DATA LINES:
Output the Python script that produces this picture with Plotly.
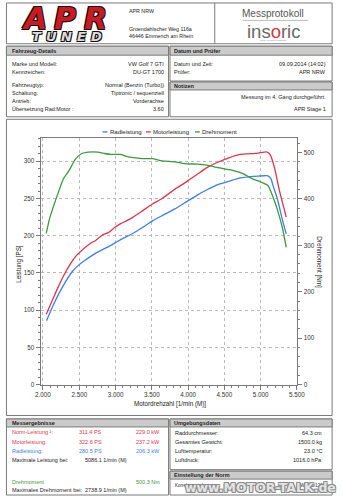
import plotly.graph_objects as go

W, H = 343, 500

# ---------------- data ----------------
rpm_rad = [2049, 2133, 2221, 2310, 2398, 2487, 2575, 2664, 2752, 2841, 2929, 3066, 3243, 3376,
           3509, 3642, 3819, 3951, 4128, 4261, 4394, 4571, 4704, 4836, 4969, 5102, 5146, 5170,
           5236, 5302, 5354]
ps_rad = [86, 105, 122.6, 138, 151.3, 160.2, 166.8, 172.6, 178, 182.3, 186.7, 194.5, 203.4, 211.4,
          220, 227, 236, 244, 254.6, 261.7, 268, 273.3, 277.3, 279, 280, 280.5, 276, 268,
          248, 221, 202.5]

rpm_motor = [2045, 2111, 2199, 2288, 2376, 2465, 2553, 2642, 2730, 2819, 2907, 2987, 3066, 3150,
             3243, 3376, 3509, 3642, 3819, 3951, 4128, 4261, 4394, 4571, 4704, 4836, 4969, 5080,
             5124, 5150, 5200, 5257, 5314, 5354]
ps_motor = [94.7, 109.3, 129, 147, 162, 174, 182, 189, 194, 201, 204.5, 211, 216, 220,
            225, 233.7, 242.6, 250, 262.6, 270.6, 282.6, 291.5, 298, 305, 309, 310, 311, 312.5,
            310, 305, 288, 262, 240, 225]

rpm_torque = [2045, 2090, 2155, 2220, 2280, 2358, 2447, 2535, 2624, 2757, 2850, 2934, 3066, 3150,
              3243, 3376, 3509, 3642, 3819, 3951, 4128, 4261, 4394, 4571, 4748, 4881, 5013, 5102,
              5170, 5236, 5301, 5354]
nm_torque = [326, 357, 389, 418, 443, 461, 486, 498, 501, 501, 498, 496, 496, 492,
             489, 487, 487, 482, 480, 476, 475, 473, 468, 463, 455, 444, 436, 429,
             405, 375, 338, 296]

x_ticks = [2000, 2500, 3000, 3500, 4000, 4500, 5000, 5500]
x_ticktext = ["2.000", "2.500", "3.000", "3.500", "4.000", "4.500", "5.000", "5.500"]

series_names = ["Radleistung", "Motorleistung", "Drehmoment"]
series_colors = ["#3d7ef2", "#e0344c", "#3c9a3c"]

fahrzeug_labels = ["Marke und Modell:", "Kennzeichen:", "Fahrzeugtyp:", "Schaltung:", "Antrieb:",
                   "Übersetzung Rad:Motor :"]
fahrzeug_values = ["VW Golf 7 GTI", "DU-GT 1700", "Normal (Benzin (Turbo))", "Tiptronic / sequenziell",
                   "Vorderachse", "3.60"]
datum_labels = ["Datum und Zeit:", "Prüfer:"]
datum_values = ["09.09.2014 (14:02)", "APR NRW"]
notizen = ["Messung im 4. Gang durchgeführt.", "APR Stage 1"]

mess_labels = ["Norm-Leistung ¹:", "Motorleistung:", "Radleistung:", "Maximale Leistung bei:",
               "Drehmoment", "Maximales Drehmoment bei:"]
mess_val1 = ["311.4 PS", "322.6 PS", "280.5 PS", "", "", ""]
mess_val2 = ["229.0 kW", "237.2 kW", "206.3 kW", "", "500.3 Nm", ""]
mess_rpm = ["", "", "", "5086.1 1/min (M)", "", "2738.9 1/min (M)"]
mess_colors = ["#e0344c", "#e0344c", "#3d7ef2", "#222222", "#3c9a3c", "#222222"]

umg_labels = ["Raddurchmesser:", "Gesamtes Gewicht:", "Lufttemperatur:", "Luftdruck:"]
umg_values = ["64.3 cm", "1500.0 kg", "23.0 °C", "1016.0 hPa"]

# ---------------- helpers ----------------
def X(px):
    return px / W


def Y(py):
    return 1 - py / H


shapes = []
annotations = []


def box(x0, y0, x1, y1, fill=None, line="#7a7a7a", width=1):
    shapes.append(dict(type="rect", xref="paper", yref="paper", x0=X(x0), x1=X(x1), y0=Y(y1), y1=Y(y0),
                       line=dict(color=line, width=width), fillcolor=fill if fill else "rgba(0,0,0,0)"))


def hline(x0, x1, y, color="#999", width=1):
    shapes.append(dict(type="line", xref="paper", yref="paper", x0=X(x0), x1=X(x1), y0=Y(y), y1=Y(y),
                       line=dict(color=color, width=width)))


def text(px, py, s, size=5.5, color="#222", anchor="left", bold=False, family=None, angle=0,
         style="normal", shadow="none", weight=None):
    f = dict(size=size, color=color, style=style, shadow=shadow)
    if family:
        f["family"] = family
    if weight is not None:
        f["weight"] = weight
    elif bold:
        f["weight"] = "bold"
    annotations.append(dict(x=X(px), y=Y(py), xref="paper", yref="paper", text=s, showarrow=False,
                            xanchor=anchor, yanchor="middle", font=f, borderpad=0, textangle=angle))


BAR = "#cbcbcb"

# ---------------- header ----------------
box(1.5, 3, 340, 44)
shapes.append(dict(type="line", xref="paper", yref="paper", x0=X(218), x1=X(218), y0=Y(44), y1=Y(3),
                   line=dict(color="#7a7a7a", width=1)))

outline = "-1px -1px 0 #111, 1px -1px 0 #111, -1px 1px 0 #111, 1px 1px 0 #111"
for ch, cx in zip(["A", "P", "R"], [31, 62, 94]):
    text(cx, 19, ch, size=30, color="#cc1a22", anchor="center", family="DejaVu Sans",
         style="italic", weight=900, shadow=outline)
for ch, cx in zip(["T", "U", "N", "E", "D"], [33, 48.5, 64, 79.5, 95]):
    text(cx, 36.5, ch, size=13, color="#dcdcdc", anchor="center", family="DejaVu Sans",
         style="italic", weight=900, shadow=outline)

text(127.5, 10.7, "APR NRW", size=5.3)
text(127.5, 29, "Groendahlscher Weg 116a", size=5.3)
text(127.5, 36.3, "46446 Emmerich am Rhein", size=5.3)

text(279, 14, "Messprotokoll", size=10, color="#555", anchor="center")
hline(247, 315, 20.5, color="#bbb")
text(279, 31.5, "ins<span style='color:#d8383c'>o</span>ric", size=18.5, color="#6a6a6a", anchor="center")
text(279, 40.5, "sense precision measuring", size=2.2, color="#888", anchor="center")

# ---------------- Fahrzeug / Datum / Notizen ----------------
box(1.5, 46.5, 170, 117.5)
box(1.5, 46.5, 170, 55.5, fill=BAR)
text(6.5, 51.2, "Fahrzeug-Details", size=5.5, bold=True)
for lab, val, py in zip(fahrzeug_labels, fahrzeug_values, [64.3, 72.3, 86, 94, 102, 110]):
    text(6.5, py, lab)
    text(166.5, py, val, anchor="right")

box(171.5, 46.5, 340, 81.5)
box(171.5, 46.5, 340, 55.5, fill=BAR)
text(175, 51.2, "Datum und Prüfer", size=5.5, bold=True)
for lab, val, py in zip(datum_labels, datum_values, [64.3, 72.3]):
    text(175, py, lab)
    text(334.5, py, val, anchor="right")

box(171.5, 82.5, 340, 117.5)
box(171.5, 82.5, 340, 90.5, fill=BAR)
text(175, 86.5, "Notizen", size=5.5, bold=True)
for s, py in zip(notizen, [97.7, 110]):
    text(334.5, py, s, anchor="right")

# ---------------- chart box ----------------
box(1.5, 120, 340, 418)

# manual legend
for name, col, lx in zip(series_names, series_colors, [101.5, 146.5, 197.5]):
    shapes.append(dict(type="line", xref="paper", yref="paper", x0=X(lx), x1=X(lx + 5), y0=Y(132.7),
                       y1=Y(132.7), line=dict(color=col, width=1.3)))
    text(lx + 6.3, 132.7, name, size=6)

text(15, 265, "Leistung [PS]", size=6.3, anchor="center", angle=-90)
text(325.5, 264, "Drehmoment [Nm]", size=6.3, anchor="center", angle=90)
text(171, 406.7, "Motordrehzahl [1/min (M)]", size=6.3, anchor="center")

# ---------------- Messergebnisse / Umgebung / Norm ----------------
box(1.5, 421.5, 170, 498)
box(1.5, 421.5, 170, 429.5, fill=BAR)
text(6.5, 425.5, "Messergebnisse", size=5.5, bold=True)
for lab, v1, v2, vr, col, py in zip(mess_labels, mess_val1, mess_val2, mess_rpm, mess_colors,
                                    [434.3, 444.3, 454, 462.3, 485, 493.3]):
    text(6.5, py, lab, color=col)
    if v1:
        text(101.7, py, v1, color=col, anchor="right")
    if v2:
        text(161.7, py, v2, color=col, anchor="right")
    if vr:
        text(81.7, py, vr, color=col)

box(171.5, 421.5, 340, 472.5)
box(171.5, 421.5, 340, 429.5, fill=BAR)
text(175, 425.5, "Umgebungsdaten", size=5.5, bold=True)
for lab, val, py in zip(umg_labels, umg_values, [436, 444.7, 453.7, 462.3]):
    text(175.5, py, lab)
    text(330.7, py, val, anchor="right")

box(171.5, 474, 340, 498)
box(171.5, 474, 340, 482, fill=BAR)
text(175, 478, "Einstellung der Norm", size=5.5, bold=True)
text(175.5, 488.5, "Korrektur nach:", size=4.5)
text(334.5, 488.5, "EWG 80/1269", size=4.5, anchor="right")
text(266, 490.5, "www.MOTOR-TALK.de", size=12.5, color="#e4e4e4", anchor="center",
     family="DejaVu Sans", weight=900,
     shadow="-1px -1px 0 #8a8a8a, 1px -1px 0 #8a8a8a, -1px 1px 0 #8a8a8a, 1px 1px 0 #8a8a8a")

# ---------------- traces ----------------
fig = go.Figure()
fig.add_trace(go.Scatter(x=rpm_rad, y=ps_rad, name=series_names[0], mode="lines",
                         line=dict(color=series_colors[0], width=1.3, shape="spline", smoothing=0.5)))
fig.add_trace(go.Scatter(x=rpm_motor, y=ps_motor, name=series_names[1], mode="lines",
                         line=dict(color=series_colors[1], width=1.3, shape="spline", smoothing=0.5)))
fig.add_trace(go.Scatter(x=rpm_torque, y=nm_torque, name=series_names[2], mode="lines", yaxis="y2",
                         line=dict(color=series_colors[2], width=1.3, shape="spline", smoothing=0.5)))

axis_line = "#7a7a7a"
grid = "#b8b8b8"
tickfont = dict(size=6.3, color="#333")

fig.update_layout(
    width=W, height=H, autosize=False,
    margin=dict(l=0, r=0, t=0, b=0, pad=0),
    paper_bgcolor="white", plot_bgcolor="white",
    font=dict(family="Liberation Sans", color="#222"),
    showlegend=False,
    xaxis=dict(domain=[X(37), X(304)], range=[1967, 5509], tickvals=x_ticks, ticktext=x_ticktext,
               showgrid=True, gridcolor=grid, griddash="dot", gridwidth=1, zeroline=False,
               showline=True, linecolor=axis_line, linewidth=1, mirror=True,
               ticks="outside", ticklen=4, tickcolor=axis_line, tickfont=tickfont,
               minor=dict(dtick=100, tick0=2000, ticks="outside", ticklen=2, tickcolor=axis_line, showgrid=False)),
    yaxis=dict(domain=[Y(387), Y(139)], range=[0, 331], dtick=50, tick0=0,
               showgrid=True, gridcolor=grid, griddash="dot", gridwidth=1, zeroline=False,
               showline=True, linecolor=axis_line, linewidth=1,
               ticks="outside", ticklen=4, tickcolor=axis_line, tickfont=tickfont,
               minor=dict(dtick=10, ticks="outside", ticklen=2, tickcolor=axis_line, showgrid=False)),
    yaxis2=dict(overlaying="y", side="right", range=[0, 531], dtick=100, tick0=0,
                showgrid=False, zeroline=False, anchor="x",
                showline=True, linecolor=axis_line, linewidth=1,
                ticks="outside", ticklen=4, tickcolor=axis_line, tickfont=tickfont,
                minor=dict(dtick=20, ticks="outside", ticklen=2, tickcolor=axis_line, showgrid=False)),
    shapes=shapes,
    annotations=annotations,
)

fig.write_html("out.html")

EXERCISE GOAL: Copy nothing but the lines from the top of the data down to the line containing "310, 305, 288, 262, 240, 225]", and leave the pictures out.

FINISHED TASK:
Output the Python script that produces this picture with Plotly.
import plotly.graph_objects as go

W, H = 343, 500

# ---------------- data ----------------
rpm_rad = [2049, 2133, 2221, 2310, 2398, 2487, 2575, 2664, 2752, 2841, 2929, 3066, 3243, 3376,
           3509, 3642, 3819, 3951, 4128, 4261, 4394, 4571, 4704, 4836, 4969, 5102, 5146, 5170,
           5236, 5302, 5354]
ps_rad = [86, 105, 122.6, 138, 151.3, 160.2, 166.8, 172.6, 178, 182.3, 186.7, 194.5, 203.4, 211.4,
          220, 227, 236, 244, 254.6, 261.7, 268, 273.3, 277.3, 279, 280, 280.5, 276, 268,
          248, 221, 202.5]

rpm_motor = [2045, 2111, 2199, 2288, 2376, 2465, 2553, 2642, 2730, 2819, 2907, 2987, 3066, 3150,
             3243, 3376, 3509, 3642, 3819, 3951, 4128, 4261, 4394, 4571, 4704, 4836, 4969, 5080,
             5124, 5150, 5200, 5257, 5314, 5354]
ps_motor = [94.7, 109.3, 129, 147, 162, 174, 182, 189, 194, 201, 204.5, 211, 216, 220,
            225, 233.7, 242.6, 250, 262.6, 270.6, 282.6, 291.5, 298, 305, 309, 310, 311, 312.5,
            310, 305, 288, 262, 240, 225]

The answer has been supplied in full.